A more meta thing that really bothers me, and informs the way I've come to approach these discussions, is how some criticisms come across, and the place they appear to come from. So often I see people criticize certain pieces or sections of Dragon Ball media with "ugh, and then they just started
fighting". Like it's not something the person likes in and of itself. Like the very thing the protagonists are all about is something the person
very begrudgingly accepts. I would never call such a person a "fake fan" or any bullshit like that, but it does almost seem that they're a fan of Dragon Ball
in spite of itself, almost like a relative outsider to the kung fu genre. And that criticism tends to also go hand in hand with criticism of Toriyama's exaggeration of Olympic Gold Medalist Syndrome. Something which very strongly, to me at least, comes across as a complete lack of any relating to the mindset being exaggerated, resulting in some people just genuinely not "getting it", for lack of a better phrase.

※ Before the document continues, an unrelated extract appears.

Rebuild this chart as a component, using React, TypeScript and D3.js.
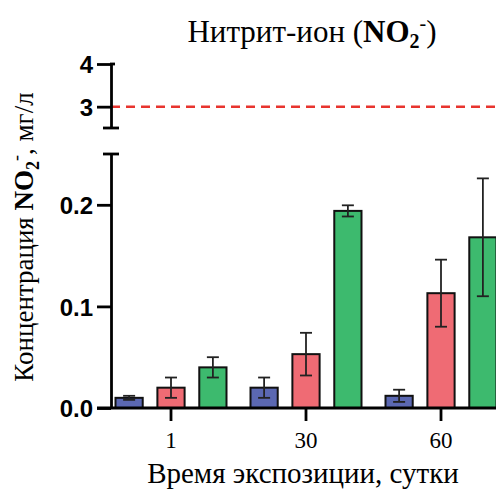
import React, { useEffect, useRef } from 'react'
import * as d3 from 'd3'

// data
const days = ['1', '30', '60']
const series = ['blue', 'red', 'green']
const means = [
  [0.01, 0.02, 0.04],
  [0.02, 0.053, 0.194],
  [0.012, 0.113, 0.168],
]
const errors = [
  [0.002, 0.01, 0.01],
  [0.01, 0.021, 0.0055],
  [0.006, 0.033, 0.058],
]
const lowTicks = [0, 0.1, 0.2]
const highTicks = [3, 4]
const limitValue = 3
const colors = ['#5b68b2', '#ef6b74', '#3dba6e']

const App = () => {
  const svgRef = useRef(null)

  useEffect(() => {
    const width = 496
    const height = 494
    const axisX = 111
    const serif = '"Liberation Serif", "Times New Roman", serif'
    const sans = '"Liberation Sans", Arial, sans-serif'

    const svg = d3.select(svgRef.current).attr('width', width).attr('height', height)
    svg.selectAll('*').remove()

    // two y segments (broken axis)
    const yLow = d3.scaleLinear().domain([0, 0.25]).range([408, 154])
    const yHigh = d3.scaleLinear().domain([2.5, 4]).range([128, 64])

    const x = d3.scaleBand().domain(days).range([103.5, 508.5]).padding(0)
    const inner = d3.scaleBand().domain(series).range([-55.5, 55.5]).paddingInner(0.35).paddingOuter(0)

    // title
    const title = svg
      .append('text')
      .attr('x', 312)
      .attr('y', 42)
      .attr('text-anchor', 'middle')
      .style('font-family', serif)
      .style('font-size', '31px')
    title.append('tspan').text('Нитрит-ион (')
    title.append('tspan').style('font-weight', 'bold').text('NO')
    title.append('tspan').style('font-weight', 'bold').style('font-size', '20px').attr('dy', 6).text('2')
    title.append('tspan').style('font-size', '20px').attr('dy', -18).text('-')
    title.append('tspan').attr('dy', 12).text(')')

    // red dashed limit line
    svg
      .append('line')
      .attr('x1', axisX)
      .attr('x2', width)
      .attr('y1', yHigh(limitValue))
      .attr('y2', yHigh(limitValue))
      .attr('stroke', '#e8342e')
      .attr('stroke-width', 2.5)
      .attr('stroke-dasharray', '9,6')

    // bars
    const groups = svg
      .selectAll('g.day')
      .data(days)
      .enter()
      .append('g')
      .attr('transform', (d) => `translate(${x(d) + x.bandwidth() / 2},0)`)

    groups.each(function (day, i) {
      const g = d3.select(this)
      series.forEach((s, j) => {
        const v = means[i][j]
        const e = errors[i][j]
        const bx = inner(s)
        const bw = inner.bandwidth()
        const cx = bx + bw / 2
        g.append('rect')
          .attr('x', bx)
          .attr('y', yLow(v))
          .attr('width', bw)
          .attr('height', yLow(0) - yLow(v))
          .attr('fill', colors[j])
          .attr('stroke', '#111')
          .attr('stroke-width', 2)
        const eb = g.append('g').attr('stroke', '#222').attr('stroke-width', 1.8)
        eb.append('line').attr('x1', cx).attr('x2', cx).attr('y1', yLow(v + e)).attr('y2', yLow(v - e))
        eb.append('line').attr('x1', cx - 6).attr('x2', cx + 6).attr('y1', yLow(v + e)).attr('y2', yLow(v + e))
        eb.append('line').attr('x1', cx - 6).attr('x2', cx + 6).attr('y1', yLow(v - e)).attr('y2', yLow(v - e))
      })
    })

    const styleYAxis = (g) => {
      g.select('.domain').attr('stroke-width', 2.8)
      g.selectAll('.tick line').attr('stroke-width', 2.8)
      g.selectAll('.tick text')
        .attr('x', -18)
        .attr('dy', '0.36em')
        .style('font-family', sans)
        .style('font-weight', 'bold')
        .style('font-size', '24px')
    }

    // lower y axis
    svg
      .append('g')
      .attr('transform', `translate(${axisX},0)`)
      .call(d3.axisLeft(yLow).tickValues(lowTicks).tickFormat(d3.format('.1f')).tickSize(14).tickSizeOuter(0))
      .call(styleYAxis)
    svg
      .append('line')
      .attr('x1', axisX - 8)
      .attr('x2', axisX + 8)
      .attr('y1', yLow(0.25))
      .attr('y2', yLow(0.25))
      .attr('stroke', '#000')
      .attr('stroke-width', 2.8)

    // upper y axis
    svg
      .append('g')
      .attr('transform', `translate(${axisX},0)`)
      .call(d3.axisLeft(yHigh).tickValues(highTicks).tickFormat(d3.format('d')).tickSize(14).tickSizeOuter(0))
      .call(styleYAxis)
    svg
      .append('line')
      .attr('x1', axisX - 8)
      .attr('x2', axisX + 8)
      .attr('y1', yHigh(2.5))
      .attr('y2', yHigh(2.5))
      .attr('stroke', '#000')
      .attr('stroke-width', 2.8)
    svg
      .append('line')
      .attr('x1', axisX - 1)
      .attr('x2', axisX + 4)
      .attr('y1', yHigh(4))
      .attr('y2', yHigh(4))
      .attr('stroke', '#000')
      .attr('stroke-width', 2.8)

    // x axis
    const xAxis = svg
      .append('g')
      .attr('transform', `translate(0,${yLow(0)})`)
      .call(d3.axisBottom(x).tickSize(13).tickSizeOuter(0))
    xAxis.select('.domain').attr('d', `M${axisX - 14},0H${width}`).attr('stroke-width', 2.8)
    xAxis.selectAll('.tick line').attr('stroke-width', 2.8)
    xAxis
      .selectAll('.tick text')
      .attr('y', 24)
      .style('font-family', serif)
      .style('font-size', '23px')

    // axis titles
    svg
      .append('text')
      .attr('x', 303)
      .attr('y', 483)
      .attr('text-anchor', 'middle')
      .style('font-family', serif)
      .style('font-size', '29px')
      .text('Время экспозиции, сутки')

    const yTitle = svg
      .append('text')
      .attr('transform', 'translate(33,237) rotate(-90)')
      .attr('text-anchor', 'middle')
      .style('font-family', serif)
      .style('font-size', '27px')
    yTitle.append('tspan').text('Концентрация ')
    yTitle.append('tspan').style('font-weight', 'bold').text('NO')
    yTitle.append('tspan').style('font-weight', 'bold').style('font-size', '18px').attr('dy', 6).text('2')
    yTitle.append('tspan').style('font-size', '18px').attr('dy', -17).text('-')
    yTitle.append('tspan').attr('dy', 11).text(', мг/л')
  }, [])

  return <svg ref={svgRef} style={{ position: 'absolute', left: 0, top: 0, background: '#fff' }}></svg>
}

export default App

I know it's extremely condescending to tell someone "oh you just don't get it", and it also makes it seem like the "it" in question is some super high brow cerebral thing that you gotta be super intelligent to understand. I seek to suggest neither in my posts on this topic, so I'd love to find a better alternative. Toriyama wrote a junk food comic for little boys. But like, please, I need to know. Those of you who take issue with Goku's characterization in these "poison" moments: do you think it's cool and badass to watch two people throw hands? Is it something that gives you some intrinsic enjoyment? Or is it the kind of thing that genuinely has to externally justify itself to you? I ask because I want to know how apt, or off base, my meta interpretation is.